We want to infer human preferences (utility function) given their actions. The problem is that we tend to deviate from our preferences in systematic ways. For example:
* a person may be smoking regularly even though they prefer not to and feel regretful,
* a person eats regularly at a given restaurant even though there exist different one they would prefer if only they tried it (and trying new things is less painful then they imagine).

If we assume that we are optimal decision makers then in the above cases we would wrongly infer preference for smoking and the given restaurant.

The paper proposes a solution which is directly modeling human biases into reasoning about their preferences. It considers following ones: hyperbolic discounting, monte carlo approximations of expected utility, myoptic agents, bounded value of information. The main result is showing how models of these biases affect expected utility predictions based on series of observed actions.

**The paper basically shows how to model human biases so that it works as expected when we use it to infer preferences.**

The work done in this paper seems to be a continuation of [Learning the Preferences of Ignorant, Inconsistent Agents](https://stuhlmueller.org/papers/preferences-aaai2016.pdf) as it presents the same approach to the same problem but with more models of biases.

**Details**

Agent is a tuple of functions (including utility), probability distributions and parameters that describe how it makes decisions. We consider space of all possible such tuples and start with uniform distrbution over it (since we don't know which agent we are observing every one is equally likely). The experiments are bayesian updates of this distribution based on observed sequence of actions.
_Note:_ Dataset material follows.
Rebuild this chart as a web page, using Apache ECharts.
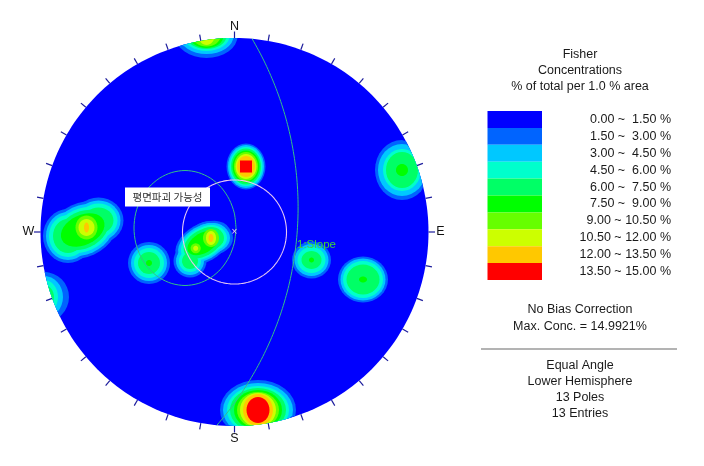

All agents take actions probabilistically with some level of noise (the distribution is proportional to exponentiated expected utilities).

Three examples of preference inferences are presented. In each a subspace of agents is considered to contrast assumption of optimality with assumption of given bias. 

![learning-preferences-of-bounded-agents-fig2.png](attachment:learning-preferences-of-bounded-agents-fig2.png)

In the figure 2:

(a) **Procrastination ~ hyperbolic discounting:** An agent promises to comment on its friend paper, but fails due to procrastination. Optimal agent would either promise and do the work straight away or not promise at all (it can still promise and not do due to possible noise in actions). Hyperbolic discouting agent may procrastinate depending on the utility of helping and discounting rate. In figure 2a we notice that with assumption of optimality we quickly infer that the utility of helping is zero, while when we allow discounting then even though the agent doesn't help, it may have significant positive preference for it.

(b) **Neglect of low probability events ~ Monte Carlo approximation:** We observe John who is hiking and has to choose between climbing up a tall peak or short peak. The tall one is more spectacular, but reaching it comes with small probability of disaster. If John is optimal agent then he can properly take the risk into account. If he is biased, on the other hand, he may not. One way to model it is to assume that John does Monte Carlo estimation of expected utility. It means that he simulates the hike N times (where N is intrinsic property of John) and looks at the average utility of the outcome. For small Ns and small probability of disaster it is highly likely that in all the simulations disaster will not occur, which means it will not be taken into account. When we observe that John goes directly to the tall peak, assuming he's MC agent, we will infer lower utility for it then in case of optimality. This is shown in figure 2b. This agrees with our intuition that if John is biased, he will be willing to risk disaster for smaller utility (as he doesn't take the risk into account). 

(c) **Failure to explore ~ myoptic agent:** Assume an agent will be at a meeting every month and will have to choose a restaurant for lunch from A and B (which are nearby). We observe that she chooses A with each following month. If she is optimal then this means a high utility for A. It is also possible she doesn't realize the value of exploration and is unwilling to try B even if it would be better in long term (the prior is that most restaurants are bad). This can be modeled as setting to zero utilities that are further into the future then given time horizon. Agent who behaves in such way is called myoptic. In the figure 2c we can see inferred utilities for A for optimal agent vs myoptic one with time horizon 1 (all the utilities except for the ones 1 step ahead are zero).

(d) **Failure to explore ~ bounded value of information agent:** Bounded value of information agent does optimal computation of expected utility up to some distance into the future - $k_{voi}$ - after which it assumes it won't learn anything new (it won't change it's mind due to new information). In the scenario from (c) such agent with $k_{voi} > 0$ would behave optimally (as choosing between A and B is only looking 1 step into the future). That is why a slightly modified scenario is considered. Now A is the only nerby restaurant, but there are two neighborhoods containing two restarants each. The agent can decide to ask a local which neighborhood has the best restaurants (one step into the future) and once it is there it can ask another local for which restaurant to choose (second step). A bounded VOI agent with $k_{voi} = 1$ will behave suboptimally on this problem. In the figure 2d we can see that it would continue using restaurant A for smaller utility than in optimal case.